:: Data records

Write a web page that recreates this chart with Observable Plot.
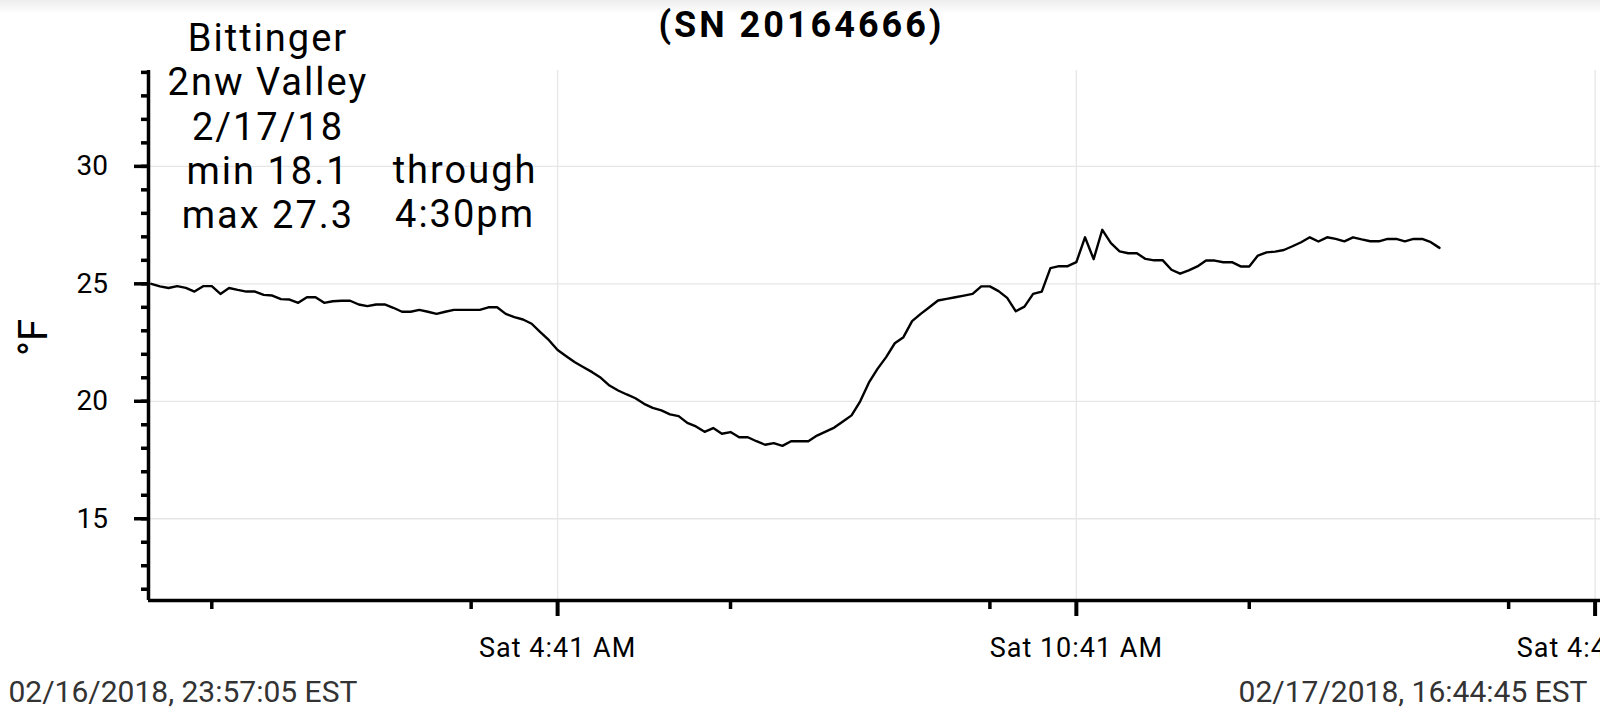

::::
:: Data records

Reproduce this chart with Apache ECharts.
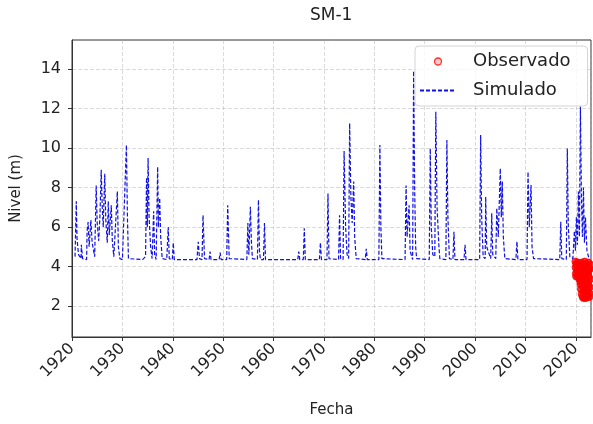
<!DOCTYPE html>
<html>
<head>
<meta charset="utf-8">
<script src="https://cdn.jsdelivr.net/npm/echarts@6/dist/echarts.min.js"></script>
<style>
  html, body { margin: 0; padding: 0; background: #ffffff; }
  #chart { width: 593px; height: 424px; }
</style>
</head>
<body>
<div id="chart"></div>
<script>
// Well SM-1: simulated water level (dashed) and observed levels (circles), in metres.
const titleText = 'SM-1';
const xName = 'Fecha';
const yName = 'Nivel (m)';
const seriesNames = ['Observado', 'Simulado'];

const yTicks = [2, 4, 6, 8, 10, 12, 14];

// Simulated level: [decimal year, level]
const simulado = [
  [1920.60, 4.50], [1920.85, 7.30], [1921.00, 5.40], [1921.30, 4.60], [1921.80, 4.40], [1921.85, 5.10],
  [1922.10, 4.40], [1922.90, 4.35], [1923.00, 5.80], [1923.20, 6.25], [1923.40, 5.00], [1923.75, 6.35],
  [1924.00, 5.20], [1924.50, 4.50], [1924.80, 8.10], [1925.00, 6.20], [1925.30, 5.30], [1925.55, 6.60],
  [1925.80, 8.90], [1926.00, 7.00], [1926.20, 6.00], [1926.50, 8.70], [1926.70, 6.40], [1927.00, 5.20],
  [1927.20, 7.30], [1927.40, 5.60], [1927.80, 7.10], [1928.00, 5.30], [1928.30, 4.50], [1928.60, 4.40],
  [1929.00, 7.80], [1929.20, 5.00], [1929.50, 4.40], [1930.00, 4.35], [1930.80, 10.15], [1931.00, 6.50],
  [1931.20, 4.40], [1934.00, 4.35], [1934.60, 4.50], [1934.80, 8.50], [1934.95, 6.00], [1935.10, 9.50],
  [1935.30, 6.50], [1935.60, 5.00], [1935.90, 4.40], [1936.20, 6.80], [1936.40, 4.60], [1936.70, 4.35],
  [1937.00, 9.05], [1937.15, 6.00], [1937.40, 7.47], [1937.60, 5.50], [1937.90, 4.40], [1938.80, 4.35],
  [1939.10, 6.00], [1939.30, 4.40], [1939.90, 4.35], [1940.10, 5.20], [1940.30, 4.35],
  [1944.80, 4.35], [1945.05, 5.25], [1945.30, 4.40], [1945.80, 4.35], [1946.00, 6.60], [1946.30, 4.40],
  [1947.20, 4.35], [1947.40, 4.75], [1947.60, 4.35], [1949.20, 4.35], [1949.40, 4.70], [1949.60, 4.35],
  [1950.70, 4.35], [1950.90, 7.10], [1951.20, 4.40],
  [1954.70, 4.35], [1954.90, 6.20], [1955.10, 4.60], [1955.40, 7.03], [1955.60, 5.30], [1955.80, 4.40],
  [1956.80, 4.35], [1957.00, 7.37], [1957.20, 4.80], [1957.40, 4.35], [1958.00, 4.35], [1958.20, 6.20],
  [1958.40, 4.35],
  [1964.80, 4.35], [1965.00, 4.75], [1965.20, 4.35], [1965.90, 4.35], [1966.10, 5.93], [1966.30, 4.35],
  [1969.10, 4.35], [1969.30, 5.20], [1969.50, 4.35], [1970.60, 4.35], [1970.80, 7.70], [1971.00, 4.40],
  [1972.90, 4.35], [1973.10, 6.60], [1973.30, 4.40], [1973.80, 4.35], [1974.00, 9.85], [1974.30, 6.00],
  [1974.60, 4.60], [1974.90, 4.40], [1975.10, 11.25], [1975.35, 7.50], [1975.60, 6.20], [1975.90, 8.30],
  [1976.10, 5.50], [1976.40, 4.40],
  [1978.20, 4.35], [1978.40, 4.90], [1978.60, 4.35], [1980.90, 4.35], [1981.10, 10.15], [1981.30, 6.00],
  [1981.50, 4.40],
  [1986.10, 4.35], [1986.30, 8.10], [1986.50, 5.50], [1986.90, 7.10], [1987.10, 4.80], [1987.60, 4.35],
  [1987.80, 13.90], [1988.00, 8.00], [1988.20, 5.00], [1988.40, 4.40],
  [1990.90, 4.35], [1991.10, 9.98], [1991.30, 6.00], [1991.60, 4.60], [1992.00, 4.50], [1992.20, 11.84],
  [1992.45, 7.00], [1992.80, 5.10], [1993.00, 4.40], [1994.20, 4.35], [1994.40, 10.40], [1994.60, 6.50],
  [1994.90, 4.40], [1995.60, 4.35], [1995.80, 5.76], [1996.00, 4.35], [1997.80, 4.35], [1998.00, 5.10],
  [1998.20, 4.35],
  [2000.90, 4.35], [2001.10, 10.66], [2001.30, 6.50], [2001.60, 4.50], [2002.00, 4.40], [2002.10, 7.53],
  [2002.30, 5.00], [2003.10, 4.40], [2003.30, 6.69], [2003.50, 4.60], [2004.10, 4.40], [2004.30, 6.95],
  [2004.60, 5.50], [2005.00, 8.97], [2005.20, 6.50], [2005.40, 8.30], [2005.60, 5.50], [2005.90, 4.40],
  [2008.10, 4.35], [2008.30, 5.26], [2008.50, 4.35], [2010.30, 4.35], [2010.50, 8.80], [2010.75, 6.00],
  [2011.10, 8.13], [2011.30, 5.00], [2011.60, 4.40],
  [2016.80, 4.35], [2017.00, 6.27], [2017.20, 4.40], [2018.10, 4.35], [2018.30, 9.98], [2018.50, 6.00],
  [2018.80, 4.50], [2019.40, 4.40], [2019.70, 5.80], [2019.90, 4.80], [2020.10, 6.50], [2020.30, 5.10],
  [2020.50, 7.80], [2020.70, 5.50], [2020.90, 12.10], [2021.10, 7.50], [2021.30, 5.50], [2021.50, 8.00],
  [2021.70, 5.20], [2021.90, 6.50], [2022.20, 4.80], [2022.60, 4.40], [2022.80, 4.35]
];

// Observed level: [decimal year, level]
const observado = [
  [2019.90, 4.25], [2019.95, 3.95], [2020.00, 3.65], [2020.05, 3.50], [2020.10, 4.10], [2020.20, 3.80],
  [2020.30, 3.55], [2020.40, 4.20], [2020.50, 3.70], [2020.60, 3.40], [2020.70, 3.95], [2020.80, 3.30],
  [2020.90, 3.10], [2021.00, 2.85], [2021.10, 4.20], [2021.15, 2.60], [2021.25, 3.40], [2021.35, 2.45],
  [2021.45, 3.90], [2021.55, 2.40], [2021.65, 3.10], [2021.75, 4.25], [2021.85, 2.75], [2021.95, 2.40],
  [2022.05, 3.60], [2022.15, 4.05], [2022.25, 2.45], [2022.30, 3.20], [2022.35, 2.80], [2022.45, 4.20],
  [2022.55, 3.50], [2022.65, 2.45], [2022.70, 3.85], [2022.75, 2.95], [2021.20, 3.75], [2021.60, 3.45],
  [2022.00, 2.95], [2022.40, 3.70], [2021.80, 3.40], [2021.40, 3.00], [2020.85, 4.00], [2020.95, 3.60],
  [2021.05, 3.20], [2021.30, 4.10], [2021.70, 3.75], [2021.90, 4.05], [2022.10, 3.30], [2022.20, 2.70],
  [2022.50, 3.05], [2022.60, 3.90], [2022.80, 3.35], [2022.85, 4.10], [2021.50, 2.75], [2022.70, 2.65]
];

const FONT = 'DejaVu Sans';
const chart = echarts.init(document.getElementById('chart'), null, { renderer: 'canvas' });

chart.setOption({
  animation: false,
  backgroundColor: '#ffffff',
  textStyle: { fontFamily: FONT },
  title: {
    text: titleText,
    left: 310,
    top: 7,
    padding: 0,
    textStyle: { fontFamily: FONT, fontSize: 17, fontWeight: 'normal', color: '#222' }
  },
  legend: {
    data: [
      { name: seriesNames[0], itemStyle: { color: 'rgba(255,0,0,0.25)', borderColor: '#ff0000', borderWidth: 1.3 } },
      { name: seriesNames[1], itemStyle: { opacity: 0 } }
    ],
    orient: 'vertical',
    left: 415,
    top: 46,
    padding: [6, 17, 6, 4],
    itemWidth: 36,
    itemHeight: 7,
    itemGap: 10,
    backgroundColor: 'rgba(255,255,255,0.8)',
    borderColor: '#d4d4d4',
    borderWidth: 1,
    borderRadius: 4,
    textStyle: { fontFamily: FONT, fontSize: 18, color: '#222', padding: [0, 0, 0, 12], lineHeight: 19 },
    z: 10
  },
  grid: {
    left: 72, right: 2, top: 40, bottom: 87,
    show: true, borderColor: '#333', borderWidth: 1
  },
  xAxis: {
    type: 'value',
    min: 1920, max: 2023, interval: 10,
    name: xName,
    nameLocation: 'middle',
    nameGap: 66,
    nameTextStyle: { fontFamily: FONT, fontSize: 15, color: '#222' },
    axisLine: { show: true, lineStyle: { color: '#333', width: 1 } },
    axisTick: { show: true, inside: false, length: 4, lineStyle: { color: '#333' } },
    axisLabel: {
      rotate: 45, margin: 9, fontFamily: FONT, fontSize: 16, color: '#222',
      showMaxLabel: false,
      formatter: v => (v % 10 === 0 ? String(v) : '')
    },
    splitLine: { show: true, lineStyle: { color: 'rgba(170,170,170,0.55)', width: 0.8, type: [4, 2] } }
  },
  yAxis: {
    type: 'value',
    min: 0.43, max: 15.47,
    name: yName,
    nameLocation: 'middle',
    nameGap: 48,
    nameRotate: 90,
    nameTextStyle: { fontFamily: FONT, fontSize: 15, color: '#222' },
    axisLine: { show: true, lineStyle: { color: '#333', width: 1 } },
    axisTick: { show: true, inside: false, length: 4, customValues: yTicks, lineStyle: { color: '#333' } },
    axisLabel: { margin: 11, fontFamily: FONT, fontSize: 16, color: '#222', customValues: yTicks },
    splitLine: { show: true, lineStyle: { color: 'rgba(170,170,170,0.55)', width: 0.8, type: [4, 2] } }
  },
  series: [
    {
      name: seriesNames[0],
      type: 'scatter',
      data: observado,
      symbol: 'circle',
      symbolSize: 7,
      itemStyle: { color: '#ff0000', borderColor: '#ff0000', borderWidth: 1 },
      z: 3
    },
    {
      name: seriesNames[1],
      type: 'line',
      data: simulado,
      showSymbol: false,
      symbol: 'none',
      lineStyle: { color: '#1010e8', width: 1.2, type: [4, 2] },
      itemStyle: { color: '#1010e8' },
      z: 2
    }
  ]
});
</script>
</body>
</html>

::::
:: Data records

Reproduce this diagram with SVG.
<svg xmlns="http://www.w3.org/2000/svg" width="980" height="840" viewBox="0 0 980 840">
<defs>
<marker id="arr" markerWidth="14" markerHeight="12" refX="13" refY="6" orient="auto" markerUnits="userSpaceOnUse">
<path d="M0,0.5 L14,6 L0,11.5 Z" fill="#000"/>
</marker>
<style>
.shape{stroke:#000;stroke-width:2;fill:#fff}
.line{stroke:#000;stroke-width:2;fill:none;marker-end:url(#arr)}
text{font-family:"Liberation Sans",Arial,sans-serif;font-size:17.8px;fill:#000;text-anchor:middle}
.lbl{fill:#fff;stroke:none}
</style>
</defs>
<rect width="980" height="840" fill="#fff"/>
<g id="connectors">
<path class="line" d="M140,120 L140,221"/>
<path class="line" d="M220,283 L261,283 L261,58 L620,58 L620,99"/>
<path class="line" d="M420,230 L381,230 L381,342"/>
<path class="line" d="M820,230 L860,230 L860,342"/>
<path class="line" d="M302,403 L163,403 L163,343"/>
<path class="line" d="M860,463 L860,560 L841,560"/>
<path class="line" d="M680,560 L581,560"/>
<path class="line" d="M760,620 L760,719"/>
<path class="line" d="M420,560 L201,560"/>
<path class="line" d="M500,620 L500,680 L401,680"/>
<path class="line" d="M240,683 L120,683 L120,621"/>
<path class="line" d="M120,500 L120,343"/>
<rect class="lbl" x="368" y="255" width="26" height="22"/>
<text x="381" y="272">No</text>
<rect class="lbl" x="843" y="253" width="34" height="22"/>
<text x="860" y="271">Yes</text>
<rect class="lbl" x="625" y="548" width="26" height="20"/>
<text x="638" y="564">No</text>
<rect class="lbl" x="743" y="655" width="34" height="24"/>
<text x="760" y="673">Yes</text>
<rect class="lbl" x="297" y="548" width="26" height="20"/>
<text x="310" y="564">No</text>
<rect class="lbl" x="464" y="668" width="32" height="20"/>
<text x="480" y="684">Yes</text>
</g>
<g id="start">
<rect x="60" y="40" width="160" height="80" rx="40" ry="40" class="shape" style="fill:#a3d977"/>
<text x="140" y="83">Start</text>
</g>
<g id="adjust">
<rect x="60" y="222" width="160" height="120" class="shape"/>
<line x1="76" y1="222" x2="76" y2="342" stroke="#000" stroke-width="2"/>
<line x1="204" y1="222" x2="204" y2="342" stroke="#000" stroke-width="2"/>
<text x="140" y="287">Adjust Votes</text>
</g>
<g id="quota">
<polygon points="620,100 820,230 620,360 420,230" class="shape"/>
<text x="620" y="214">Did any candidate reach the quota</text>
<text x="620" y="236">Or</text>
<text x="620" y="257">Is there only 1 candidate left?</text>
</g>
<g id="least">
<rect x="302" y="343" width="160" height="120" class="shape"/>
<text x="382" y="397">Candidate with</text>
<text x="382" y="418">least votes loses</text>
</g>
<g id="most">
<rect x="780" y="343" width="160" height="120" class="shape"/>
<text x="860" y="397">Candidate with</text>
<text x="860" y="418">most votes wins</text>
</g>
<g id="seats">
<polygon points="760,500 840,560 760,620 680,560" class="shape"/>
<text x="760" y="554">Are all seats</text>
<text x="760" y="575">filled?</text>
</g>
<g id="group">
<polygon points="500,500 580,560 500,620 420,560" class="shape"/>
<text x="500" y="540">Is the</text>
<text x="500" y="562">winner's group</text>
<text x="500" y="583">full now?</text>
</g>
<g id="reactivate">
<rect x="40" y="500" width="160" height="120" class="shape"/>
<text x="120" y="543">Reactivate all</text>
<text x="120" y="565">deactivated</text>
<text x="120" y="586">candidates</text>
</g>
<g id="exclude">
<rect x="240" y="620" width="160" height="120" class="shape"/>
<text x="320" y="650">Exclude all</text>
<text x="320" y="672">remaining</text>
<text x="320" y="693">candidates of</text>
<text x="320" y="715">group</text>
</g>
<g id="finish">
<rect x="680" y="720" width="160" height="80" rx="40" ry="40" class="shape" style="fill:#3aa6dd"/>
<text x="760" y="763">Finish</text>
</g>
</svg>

::::

Exercise objective - Identify and extract each line of the listing that contains "Reproduce".

Problem solution -
Reproduce this chart with Apache ECharts.
Reproduce this diagram with SVG.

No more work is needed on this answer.